GIVEN INSTRUCTION
Repeat exactly the lines running from the first line of the data to the line containing "30, 35, 40];", both ends included, and nothing else; drop the pictures.

SOURCE EXCERPT
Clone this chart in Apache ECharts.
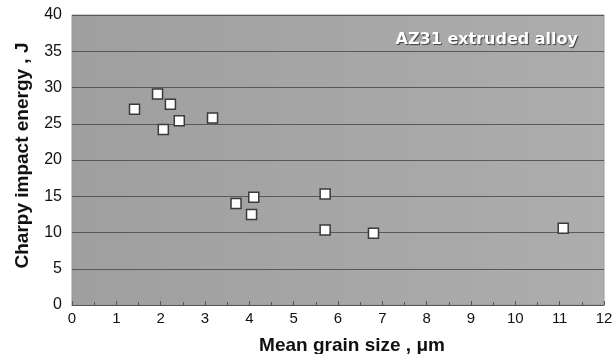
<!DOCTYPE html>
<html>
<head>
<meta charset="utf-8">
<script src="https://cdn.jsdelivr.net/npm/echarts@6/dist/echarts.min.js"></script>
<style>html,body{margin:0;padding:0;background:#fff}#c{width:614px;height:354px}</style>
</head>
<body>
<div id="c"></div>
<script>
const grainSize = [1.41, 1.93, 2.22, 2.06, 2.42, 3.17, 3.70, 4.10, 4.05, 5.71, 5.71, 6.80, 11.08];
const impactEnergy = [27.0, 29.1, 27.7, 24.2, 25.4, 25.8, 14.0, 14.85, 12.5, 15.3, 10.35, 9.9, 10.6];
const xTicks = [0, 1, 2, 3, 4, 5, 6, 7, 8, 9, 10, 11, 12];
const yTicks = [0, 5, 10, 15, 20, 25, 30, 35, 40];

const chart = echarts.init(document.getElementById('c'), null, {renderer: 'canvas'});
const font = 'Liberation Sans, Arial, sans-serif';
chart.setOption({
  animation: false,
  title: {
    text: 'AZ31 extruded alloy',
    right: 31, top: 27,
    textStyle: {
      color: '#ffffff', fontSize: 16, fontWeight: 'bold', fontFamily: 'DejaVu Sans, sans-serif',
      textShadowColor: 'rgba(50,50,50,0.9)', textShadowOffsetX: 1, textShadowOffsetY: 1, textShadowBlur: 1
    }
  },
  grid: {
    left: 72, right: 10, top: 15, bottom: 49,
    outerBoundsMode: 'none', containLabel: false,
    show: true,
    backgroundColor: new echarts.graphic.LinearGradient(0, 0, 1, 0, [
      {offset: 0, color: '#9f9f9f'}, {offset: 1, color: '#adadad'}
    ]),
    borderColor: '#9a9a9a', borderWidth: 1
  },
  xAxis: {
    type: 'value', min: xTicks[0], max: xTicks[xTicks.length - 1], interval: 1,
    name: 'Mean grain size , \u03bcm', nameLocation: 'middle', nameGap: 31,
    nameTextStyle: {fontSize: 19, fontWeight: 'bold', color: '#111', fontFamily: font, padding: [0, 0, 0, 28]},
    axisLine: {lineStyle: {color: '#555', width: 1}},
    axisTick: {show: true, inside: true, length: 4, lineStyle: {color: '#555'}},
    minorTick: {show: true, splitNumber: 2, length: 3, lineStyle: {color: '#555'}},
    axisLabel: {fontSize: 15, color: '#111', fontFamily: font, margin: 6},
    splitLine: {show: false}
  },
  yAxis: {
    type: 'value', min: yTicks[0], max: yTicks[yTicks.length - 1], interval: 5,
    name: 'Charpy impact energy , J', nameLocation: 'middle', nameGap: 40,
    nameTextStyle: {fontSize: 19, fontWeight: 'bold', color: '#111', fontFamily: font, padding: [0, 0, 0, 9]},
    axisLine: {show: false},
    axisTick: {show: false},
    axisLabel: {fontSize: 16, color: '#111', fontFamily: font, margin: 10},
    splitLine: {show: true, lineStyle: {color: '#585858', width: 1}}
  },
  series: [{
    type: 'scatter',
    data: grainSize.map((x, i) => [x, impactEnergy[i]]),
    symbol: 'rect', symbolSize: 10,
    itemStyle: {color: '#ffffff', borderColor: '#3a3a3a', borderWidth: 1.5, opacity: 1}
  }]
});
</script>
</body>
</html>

ANSWER TO THIS TASK
Clone this chart in Apache ECharts.
<!DOCTYPE html>
<html>
<head>
<meta charset="utf-8">
<script src="https://cdn.jsdelivr.net/npm/echarts@6/dist/echarts.min.js"></script>
<style>html,body{margin:0;padding:0;background:#fff}#c{width:614px;height:354px}</style>
</head>
<body>
<div id="c"></div>
<script>
const grainSize = [1.41, 1.93, 2.22, 2.06, 2.42, 3.17, 3.70, 4.10, 4.05, 5.71, 5.71, 6.80, 11.08];
const impactEnergy = [27.0, 29.1, 27.7, 24.2, 25.4, 25.8, 14.0, 14.85, 12.5, 15.3, 10.35, 9.9, 10.6];
const xTicks = [0, 1, 2, 3, 4, 5, 6, 7, 8, 9, 10, 11, 12];
const yTicks = [0, 5, 10, 15, 20, 25, 30, 35, 40];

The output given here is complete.